L’auteur nous a facilité la tâche en plaçant dans son épilogue, qui sert de conclusion à son travail, sept allégations (p 767-769) qui lui semblent bien résumer la théologie de Louis Bouyer :

  • La Parole du Dieu vivant nous fait vivre,
  • Le dessein du salut est une histoire de Dieu parmi nous,
  • C’est dans la liturgie que la Parole déploie sa virtualité de parole-action, d’acte de salut,
  • Le rituel est vecteur de notre perception du sacré et de notre salut,
  • La Parole engage une pratique de « démythologisation »,
  • Le seul humanisme chrétien est l’humanisme de la Croix,
  • La pratique théologique est essentiellement un œcuménisme « des racines »

Toutes ces affirmations sont à entendre dans le style à la fois vigoureux et polémique de Bouyer. Le lecteur de Résurrection ne sera pas dépaysé, car L. Bouyer y a joué un rôle important sur la ligne éditoriale, comme le rappelait, à juste titre, L. Perrin [4] à l’occasion du numéro 120/121 consacré au cinquantenaire de la revue, paru en 2007. C’est pourquoi nous ne pouvons qu’inciter nos lecteurs à lire le grand ouvrage de Davide Zordan, mais aussi à prendre le temps de lire les œuvres de Louis Bouyer, dont certaines sont en cours de réédition. Il faut aussi souhaiter que le travail accompli par D. Zordan soit suivi par d’autres études consacrées à la théologie du maître oratorien.

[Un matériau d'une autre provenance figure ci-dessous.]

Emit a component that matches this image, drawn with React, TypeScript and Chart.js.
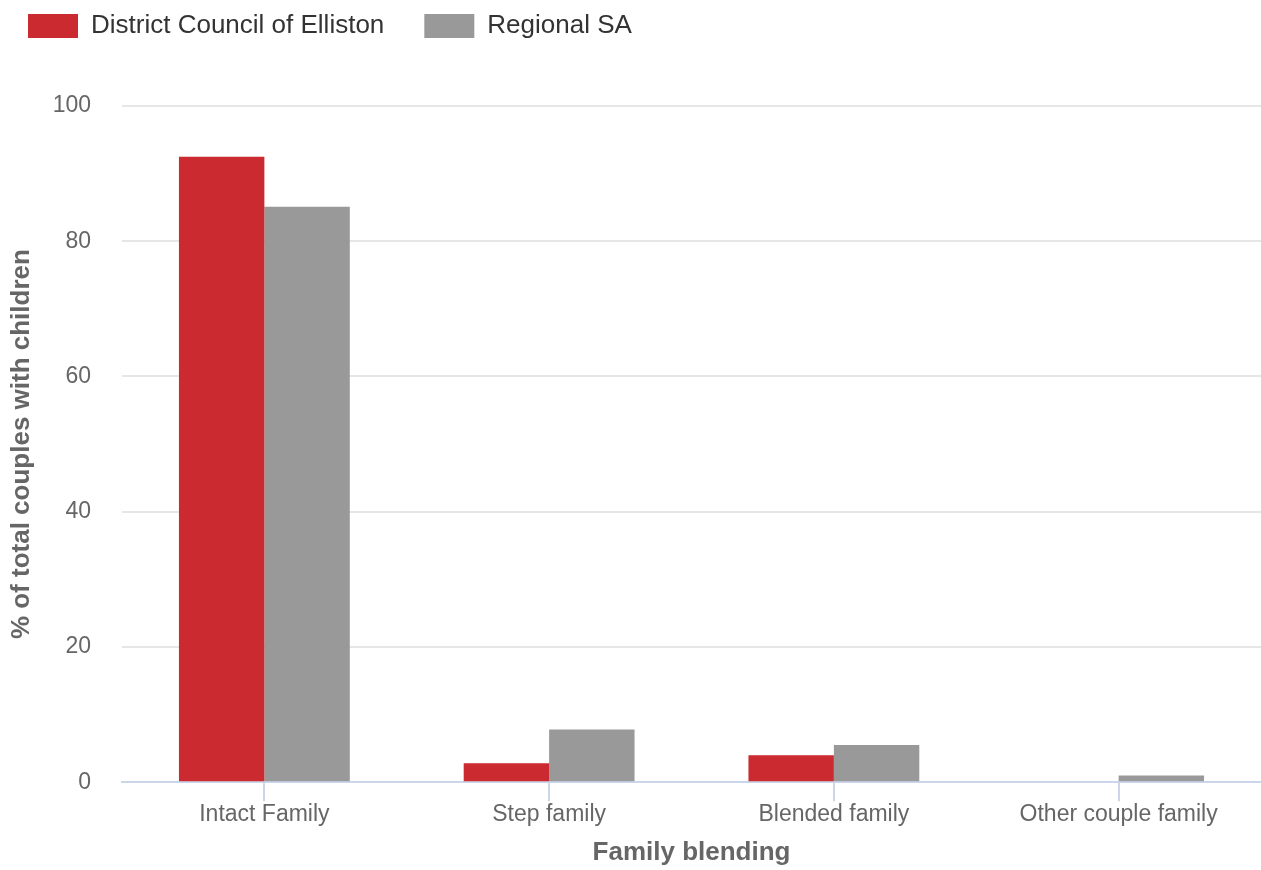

Jean Lédion, marié, trois enfants. Diplôme d’ingénieur, docteur d’État ès Sciences Physiques. Enseignant dans une école d’ingénieurs à Paris.

[1] Davide Zordan, Connaissance et mystère, l’itinéraire théologique de Louis Bouyer, Cerf, Paris, 2008, 803 p.

[2] C.Dagens, Théologie et raison contemporaines, Communio (ed.fr.), XXXIII, 4, n° 198, 2008.

[3] Il s’agit des théologiens de Lund (de la première moitié du XXème siècle.

[4] Luc Perrin, « Cinquante ans de la revue Résurrection », Résurrection, 120-121, juil.-oct. 2007, 21-38.